Return the material word for word. Do not include the pictures.

§ Information shown:
§ §
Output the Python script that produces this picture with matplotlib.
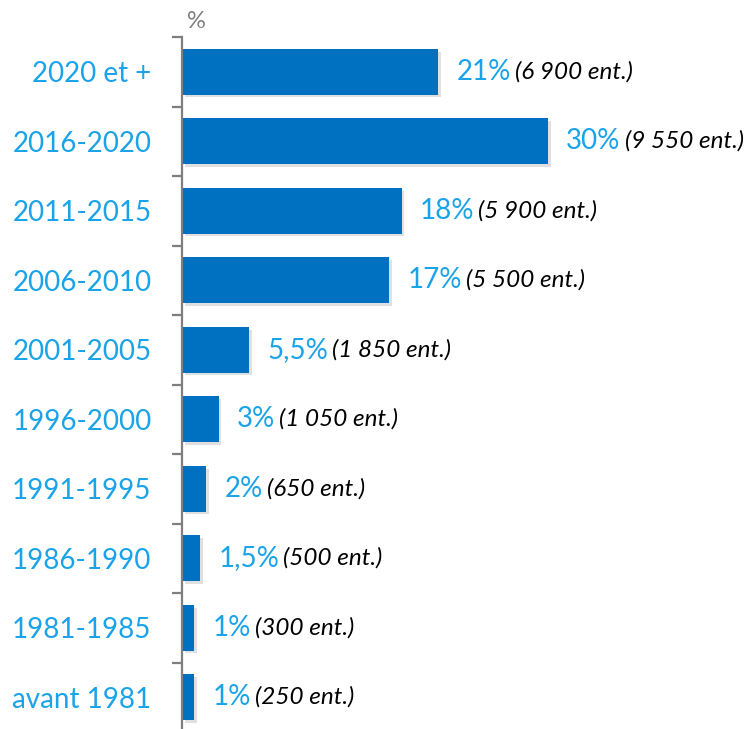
import matplotlib
matplotlib.use("Agg")
import matplotlib.pyplot as plt
import matplotlib.patheffects as pe
import numpy as np

categories = ["2020 et +", "2016-2020", "2011-2015", "2006-2010", "2001-2005",
              "1996-2000", "1991-1995", "1986-1990", "1981-1985", "avant 1981"]
percent = [21, 30, 18, 17, 5.5, 3, 2, 1.5, 1, 1]
companies = [6900, 9550, 5900, 5500, 1850, 1050, 650, 500, 300, 250]

BAR = "#0070C0"
TXT = "#1AA3E8"
GREY = "#7F7F7F"
FONT = "Lato"

plt.rcParams['font.family'] = [FONT, 'DejaVu Sans']

W, H = 753, 729
fig = plt.figure(figsize=(W / 100, H / 100), dpi=100)
left_px, top_px, bottom_px = 182, 37, 732
ax = fig.add_axes([left_px / W, (H - bottom_px) / H, 1 - left_px / W,
                   (bottom_px - top_px) / H])

n = len(categories)
y = np.arange(n)
ax.barh(y, percent, height=0.66, color=BAR,
        path_effects=[pe.SimplePatchShadow(offset=(2, -2), shadow_rgbFace="#999999", alpha=0.3), pe.Normal()])
ax.set_ylim(n - 0.5, -0.5)
ax.set_xlim(0, 571 / 12.2)


def fmt_pct(v):
    s = ("%g" % v).replace(".", ",")
    return s + "%"


def fmt_n(v):
    return "({:,} ent.)".format(v).replace(",", " ")


for yi, v, c in zip(y, percent, companies):
    t = ax.annotate(fmt_pct(v), xy=(v, yi), xytext=(13, 0), textcoords="offset points",
                    va="center", ha="left", color=TXT, fontsize=20)
    ax.annotate(fmt_n(c), xy=(1, 0.5), xycoords=t, xytext=(3, 0), textcoords="offset points",
                va="center", ha="left", color="black", fontsize=17.5, style="italic")

for s in ["top", "right", "bottom"]:
    ax.spines[s].set_visible(False)
ax.spines["left"].set_color(GREY)
ax.spines["left"].set_linewidth(1.6)
ax.set_xticks([])
ax.set_yticks(y)
ax.set_yticklabels(categories, color=TXT, fontsize=20)
ax.tick_params(axis="y", which="major", length=0, pad=22)
ax.set_yticks(np.arange(n + 1) - 0.5, minor=True)
ax.tick_params(axis="y", which="minor", length=7.5, width=1.6, color=GREY)

fig.text(196 / W, 1 - 22 / H, "%", color=GREY, fontsize=17, ha="center", va="center")

fig.savefig("out.png", dpi=100)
§ §
§ Answer below:
Output the Python script that produces this picture with matplotlib.
import matplotlib
matplotlib.use("Agg")
import matplotlib.pyplot as plt
import matplotlib.patheffects as pe
import numpy as np

categories = ["2020 et +", "2016-2020", "2011-2015", "2006-2010", "2001-2005",
              "1996-2000", "1991-1995", "1986-1990", "1981-1985", "avant 1981"]
percent = [21, 30, 18, 17, 5.5, 3, 2, 1.5, 1, 1]
companies = [6900, 9550, 5900, 5500, 1850, 1050, 650, 500, 300, 250]

BAR = "#0070C0"
TXT = "#1AA3E8"
GREY = "#7F7F7F"
FONT = "Lato"

plt.rcParams['font.family'] = [FONT, 'DejaVu Sans']

W, H = 753, 729
fig = plt.figure(figsize=(W / 100, H / 100), dpi=100)
left_px, top_px, bottom_px = 182, 37, 732
ax = fig.add_axes([left_px / W, (H - bottom_px) / H, 1 - left_px / W,
                   (bottom_px - top_px) / H])

n = len(categories)
y = np.arange(n)
ax.barh(y, percent, height=0.66, color=BAR,
        path_effects=[pe.SimplePatchShadow(offset=(2, -2), shadow_rgbFace="#999999", alpha=0.3), pe.Normal()])
ax.set_ylim(n - 0.5, -0.5)
ax.set_xlim(0, 571 / 12.2)


def fmt_pct(v):
    s = ("%g" % v).replace(".", ",")
    return s + "%"


def fmt_n(v):
    return "({:,} ent.)".format(v).replace(",", " ")


for yi, v, c in zip(y, percent, companies):
    t = ax.annotate(fmt_pct(v), xy=(v, yi), xytext=(13, 0), textcoords="offset points",
                    va="center", ha="left", color=TXT, fontsize=20)
    ax.annotate(fmt_n(c), xy=(1, 0.5), xycoords=t, xytext=(3, 0), textcoords="offset points",
                va="center", ha="left", color="black", fontsize=17.5, style="italic")

for s in ["top", "right", "bottom"]:
    ax.spines[s].set_visible(False)
ax.spines["left"].set_color(GREY)
ax.spines["left"].set_linewidth(1.6)
ax.set_xticks([])
ax.set_yticks(y)
ax.set_yticklabels(categories, color=TXT, fontsize=20)
ax.tick_params(axis="y", which="major", length=0, pad=22)
ax.set_yticks(np.arange(n + 1) - 0.5, minor=True)
ax.tick_params(axis="y", which="minor", length=7.5, width=1.6, color=GREY)

fig.text(196 / W, 1 - 22 / H, "%", color=GREY, fontsize=17, ha="center", va="center")

fig.savefig("out.png", dpi=100)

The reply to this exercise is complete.